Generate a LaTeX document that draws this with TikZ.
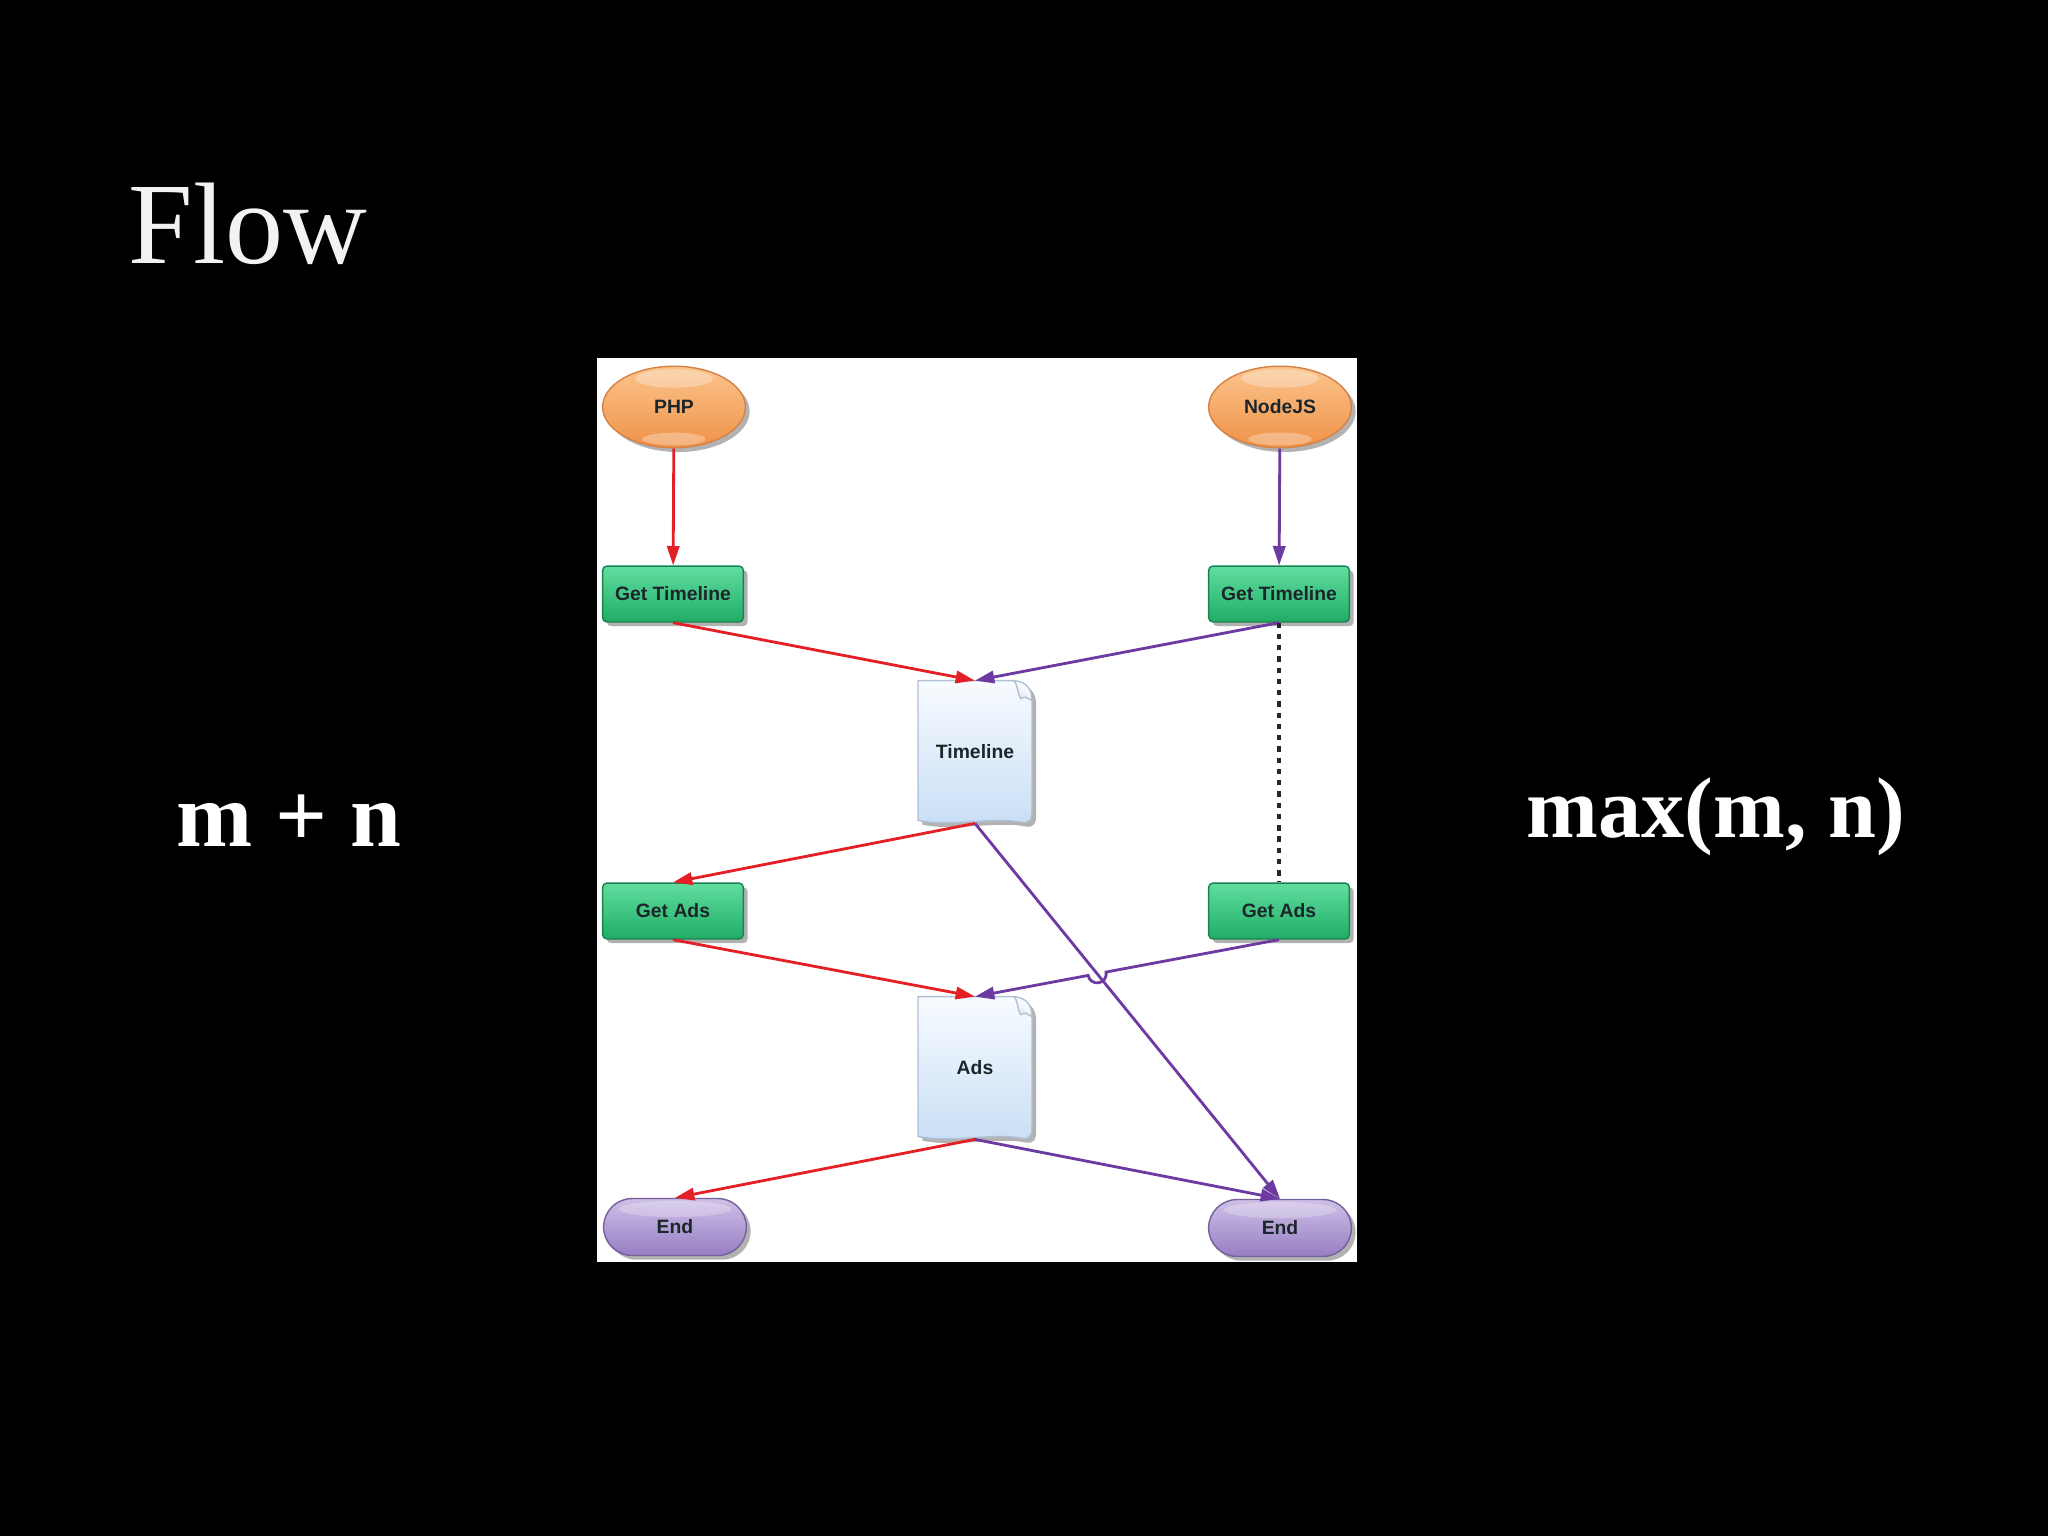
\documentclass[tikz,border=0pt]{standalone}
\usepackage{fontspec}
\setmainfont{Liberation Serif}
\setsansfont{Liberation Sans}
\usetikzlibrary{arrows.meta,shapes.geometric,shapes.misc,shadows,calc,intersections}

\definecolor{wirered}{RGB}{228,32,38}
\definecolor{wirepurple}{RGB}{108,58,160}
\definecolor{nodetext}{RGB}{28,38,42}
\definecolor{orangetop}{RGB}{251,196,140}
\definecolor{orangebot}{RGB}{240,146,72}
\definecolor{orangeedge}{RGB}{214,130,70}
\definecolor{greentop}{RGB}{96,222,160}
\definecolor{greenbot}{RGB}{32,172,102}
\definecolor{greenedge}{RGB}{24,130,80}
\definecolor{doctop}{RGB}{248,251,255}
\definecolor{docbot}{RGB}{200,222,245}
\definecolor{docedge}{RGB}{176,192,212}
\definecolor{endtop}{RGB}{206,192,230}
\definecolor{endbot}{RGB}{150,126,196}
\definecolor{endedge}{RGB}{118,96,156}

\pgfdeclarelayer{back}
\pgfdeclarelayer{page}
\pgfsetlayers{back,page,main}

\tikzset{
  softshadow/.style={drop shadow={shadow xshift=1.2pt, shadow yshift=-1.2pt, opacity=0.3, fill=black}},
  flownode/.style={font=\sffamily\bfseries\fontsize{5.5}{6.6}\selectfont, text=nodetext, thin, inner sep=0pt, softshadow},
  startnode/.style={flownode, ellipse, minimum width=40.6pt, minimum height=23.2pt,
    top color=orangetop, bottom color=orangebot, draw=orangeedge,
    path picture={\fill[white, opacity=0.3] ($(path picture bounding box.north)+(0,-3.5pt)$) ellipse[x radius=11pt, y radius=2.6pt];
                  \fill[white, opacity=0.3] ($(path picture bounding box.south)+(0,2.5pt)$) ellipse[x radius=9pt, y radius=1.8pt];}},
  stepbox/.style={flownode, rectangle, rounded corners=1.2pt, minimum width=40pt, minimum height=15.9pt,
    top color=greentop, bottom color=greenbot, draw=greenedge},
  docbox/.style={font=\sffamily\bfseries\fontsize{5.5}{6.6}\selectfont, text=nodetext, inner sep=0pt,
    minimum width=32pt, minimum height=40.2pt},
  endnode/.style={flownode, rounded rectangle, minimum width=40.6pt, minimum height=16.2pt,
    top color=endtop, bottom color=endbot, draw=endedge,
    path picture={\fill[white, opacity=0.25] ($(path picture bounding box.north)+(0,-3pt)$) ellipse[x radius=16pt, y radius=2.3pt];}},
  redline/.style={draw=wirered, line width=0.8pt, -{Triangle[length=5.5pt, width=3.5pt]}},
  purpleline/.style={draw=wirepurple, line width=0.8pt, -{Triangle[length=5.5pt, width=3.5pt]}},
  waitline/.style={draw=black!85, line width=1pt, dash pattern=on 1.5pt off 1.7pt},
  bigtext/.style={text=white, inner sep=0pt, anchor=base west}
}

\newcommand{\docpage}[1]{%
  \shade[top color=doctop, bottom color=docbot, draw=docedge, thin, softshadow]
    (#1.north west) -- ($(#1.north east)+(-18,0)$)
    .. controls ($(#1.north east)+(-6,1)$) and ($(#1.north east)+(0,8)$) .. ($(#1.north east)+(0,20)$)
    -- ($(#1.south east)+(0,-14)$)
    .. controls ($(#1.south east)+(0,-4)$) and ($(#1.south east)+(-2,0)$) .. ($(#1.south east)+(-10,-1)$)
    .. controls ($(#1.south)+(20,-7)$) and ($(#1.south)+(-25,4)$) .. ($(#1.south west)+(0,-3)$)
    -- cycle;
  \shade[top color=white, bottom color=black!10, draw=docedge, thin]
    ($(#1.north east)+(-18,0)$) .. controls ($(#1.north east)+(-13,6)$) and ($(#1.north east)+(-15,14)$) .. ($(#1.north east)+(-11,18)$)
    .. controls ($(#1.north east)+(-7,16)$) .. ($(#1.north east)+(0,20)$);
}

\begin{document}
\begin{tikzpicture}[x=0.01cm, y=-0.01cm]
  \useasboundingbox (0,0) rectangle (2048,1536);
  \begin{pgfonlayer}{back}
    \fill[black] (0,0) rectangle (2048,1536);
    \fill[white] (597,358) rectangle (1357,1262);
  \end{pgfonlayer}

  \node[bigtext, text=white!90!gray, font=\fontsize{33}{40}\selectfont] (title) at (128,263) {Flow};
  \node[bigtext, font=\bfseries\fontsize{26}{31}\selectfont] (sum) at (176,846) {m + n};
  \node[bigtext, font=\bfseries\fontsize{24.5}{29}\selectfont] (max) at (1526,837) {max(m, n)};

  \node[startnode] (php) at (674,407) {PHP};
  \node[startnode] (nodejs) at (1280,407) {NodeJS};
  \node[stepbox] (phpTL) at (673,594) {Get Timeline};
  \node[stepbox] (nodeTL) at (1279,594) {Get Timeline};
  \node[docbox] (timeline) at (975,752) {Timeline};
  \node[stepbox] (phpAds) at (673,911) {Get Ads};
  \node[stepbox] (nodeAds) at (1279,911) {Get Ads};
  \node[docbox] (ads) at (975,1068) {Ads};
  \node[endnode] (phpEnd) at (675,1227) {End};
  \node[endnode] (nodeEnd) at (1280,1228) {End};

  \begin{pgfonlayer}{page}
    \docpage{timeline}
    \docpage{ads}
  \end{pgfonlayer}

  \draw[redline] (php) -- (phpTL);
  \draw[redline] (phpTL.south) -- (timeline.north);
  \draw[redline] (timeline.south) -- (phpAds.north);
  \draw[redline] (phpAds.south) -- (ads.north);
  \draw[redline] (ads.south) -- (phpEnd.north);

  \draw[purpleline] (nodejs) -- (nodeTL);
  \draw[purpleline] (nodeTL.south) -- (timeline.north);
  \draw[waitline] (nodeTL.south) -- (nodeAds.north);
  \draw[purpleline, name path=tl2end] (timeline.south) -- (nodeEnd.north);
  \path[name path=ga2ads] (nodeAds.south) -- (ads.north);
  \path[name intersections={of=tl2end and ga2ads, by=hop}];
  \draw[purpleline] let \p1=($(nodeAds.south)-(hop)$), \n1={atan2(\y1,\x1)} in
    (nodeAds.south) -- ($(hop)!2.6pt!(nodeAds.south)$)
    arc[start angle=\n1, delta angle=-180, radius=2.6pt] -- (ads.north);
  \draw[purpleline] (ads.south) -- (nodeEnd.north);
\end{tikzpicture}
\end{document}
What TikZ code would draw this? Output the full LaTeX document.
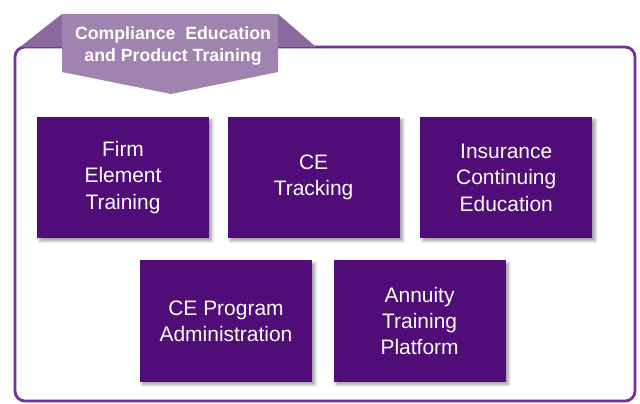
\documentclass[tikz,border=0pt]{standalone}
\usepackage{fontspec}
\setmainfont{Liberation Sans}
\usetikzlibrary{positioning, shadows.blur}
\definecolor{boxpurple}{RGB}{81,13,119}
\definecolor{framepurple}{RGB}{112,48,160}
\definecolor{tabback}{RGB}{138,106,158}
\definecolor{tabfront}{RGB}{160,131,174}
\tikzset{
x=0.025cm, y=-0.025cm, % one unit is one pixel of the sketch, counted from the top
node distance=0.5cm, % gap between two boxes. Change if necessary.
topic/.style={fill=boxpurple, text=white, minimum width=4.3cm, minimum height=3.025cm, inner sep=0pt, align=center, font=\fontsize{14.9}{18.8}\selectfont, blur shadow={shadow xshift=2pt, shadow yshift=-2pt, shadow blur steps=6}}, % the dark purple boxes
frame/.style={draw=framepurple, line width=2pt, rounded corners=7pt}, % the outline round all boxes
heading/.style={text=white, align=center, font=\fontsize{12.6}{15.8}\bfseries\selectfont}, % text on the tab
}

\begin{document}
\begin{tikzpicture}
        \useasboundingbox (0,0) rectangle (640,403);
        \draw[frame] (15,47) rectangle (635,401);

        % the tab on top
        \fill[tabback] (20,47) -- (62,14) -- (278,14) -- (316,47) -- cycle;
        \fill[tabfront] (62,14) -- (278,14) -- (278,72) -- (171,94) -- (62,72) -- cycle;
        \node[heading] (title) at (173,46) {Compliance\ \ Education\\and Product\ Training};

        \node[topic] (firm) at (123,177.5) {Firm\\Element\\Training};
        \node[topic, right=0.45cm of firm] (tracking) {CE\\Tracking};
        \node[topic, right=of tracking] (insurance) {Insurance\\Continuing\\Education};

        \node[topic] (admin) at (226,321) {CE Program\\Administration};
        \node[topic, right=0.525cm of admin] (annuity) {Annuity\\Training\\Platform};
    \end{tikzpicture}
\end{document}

- - -

What to work on –
In the records above, locate each line with the word "LaTeX". Copy all such lines.

Answer for this exercise –
Generate a LaTeX document that draws this with TikZ.
What TikZ code would draw this? Output the full LaTeX document.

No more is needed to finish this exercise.